Have you ever said to yourself, “this can’t be all there is”?
That’s what I was feeling back in 2008. I was convinced that there was more to life, more to my life, than what I was currently living. I was convinced that I was too young at 42 to be at home alone on Friday nights, eating a Panera salad and watching crime dramas. There had to be more, I was sure of it, and I thought I might know where to find it.
In late 2007, I’d taken a quick trip to Paris with a friend who had to be there for work. The trip had only lasted 3 days, but I’d fallen in love with the sparkling, dazzling City of Light. Ridiculous as it may sound, I actually cried as the plane taking me home taxied away from the gate at Charles de Gaulle airport.
On our second night in Paris, as we sat on a café terrace in the picturesque painter’s square in Montmartre drinking wine and flirting with the restaurant manager, my friend Susan had said to me, “you’re going to live here.” “Never crossed my mind,” I’d replied casually. “But why not?” Once I was back in the US, that brief conversation haunted me, and the “why not” question lingered. “What if,” I wondered. “If I don’t do it now, I’ll never do it,” I thought.
At the time, I was living in Raleigh, NC, a city that frequently appears on lists of the top 10 most livable cities. It’s true that Raleigh is a fabulous place to live if you’re 25 and single. It’s also hard to beat if you’re 42 and married, but if you’re 42 and single, it’s tough. I hadn’t been on a date or even met a man I was interested in dating in ages, and since most of my friends were married, I often found myself feeling lonely. I had a nice job and was lucky to have colleagues who were also friends. I owned my condo, and my parents were only an hour away. But passing another year doing the same things week after week and not feeling like I was growing in any way didn’t feel like what I was supposed to be doing. A friend had once said, before I lived there, that the neighborhood I now lived in was where single women went to die. He meant it as a joke, but it had started to feel truer every day.
Of course, I wondered if I was idealizing Paris. Surely, I was. My three days there with Susan were all about making exciting new discoveries every day, eating whatever we wanted (calories and prices don’t count when you’re on vacation, right?), and only needing to communicate with people who were there to serve tourists and, therefore, spoke English. Living there would be entirely different, and I knew it. What I didn’t know was a single soul in Paris except the cute restaurant manager I’d flirted with, if that even counts. And my repertoire of French phrases was limited to saying hello, ordering a few menu items, and asking where I could find the toilets. So I decided that the first step would be to take a trip alone and see how it would feel to spend a week in Paris without my friend who spoke a little French and knew how to navigate the city. I’d just see, I told myself. I might not even like Paris if I had to do everything alone. And if I did like it, then I’d try to decide if I should attempt a move. I booked a week in May and was so excited that I felt like a 7-year-old on Christmas Eve.

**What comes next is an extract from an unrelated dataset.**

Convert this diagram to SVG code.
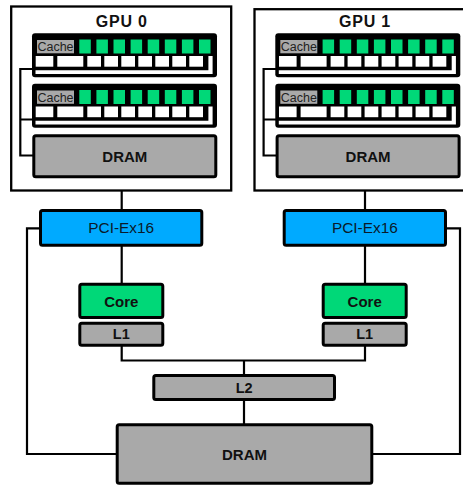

So how was it? Fabulous. I lucked out with the weather (May in Paris can go either way), and even though it was only my second time in the city, I was surprised at how at home I felt. Moreover, in spite of the fact that I was alone, I never felt lonely. I met people left and right just sitting on terraces having drinks or eating. One night, I met two comical French guys who were enjoying their giant salads at the table next to mine. One worked in IT at a bank and the other was an actor. Their English was spotty, but it was miles ahead of my French. Another evening, I sat next to a group of Parisians on the terrace of my favorite Montmartre restaurant. They welcomed me into their little group, and we spent a couple of laughter-filled hours talking about my life in the U.S. and their lives in Paris. When I admired the oh-so-chic handbag that one of the women was carrying, she told me the brand and where she’d bought it, and I made a note for later.
During the day, I’d wander about, discovering the beauty around every corner. One day while sitting in the Luxembourg Gardens just contemplating my exquisite surroundings, I met two guys from Mexico, one who now lived in Paris and his friend who was visiting from Miami. Andy, the Parisian, told me how he’d made the move to Paris and gave me insight into day-to-day life in the city. I started picturing my life in Paris, wondering how I might go about finding an apartment, or more importantly, how I could get a job.
When it was time to go back to my life in Raleigh, I again found myself shedding tears on the tarmac. I had loved spending a week on my own in Paris and had decided that I wanted to do it. I was ready to take the leap and move. I didn’t yet know how I’d make it happen, but Paris already felt like home, and I was going to try my best to make it my home.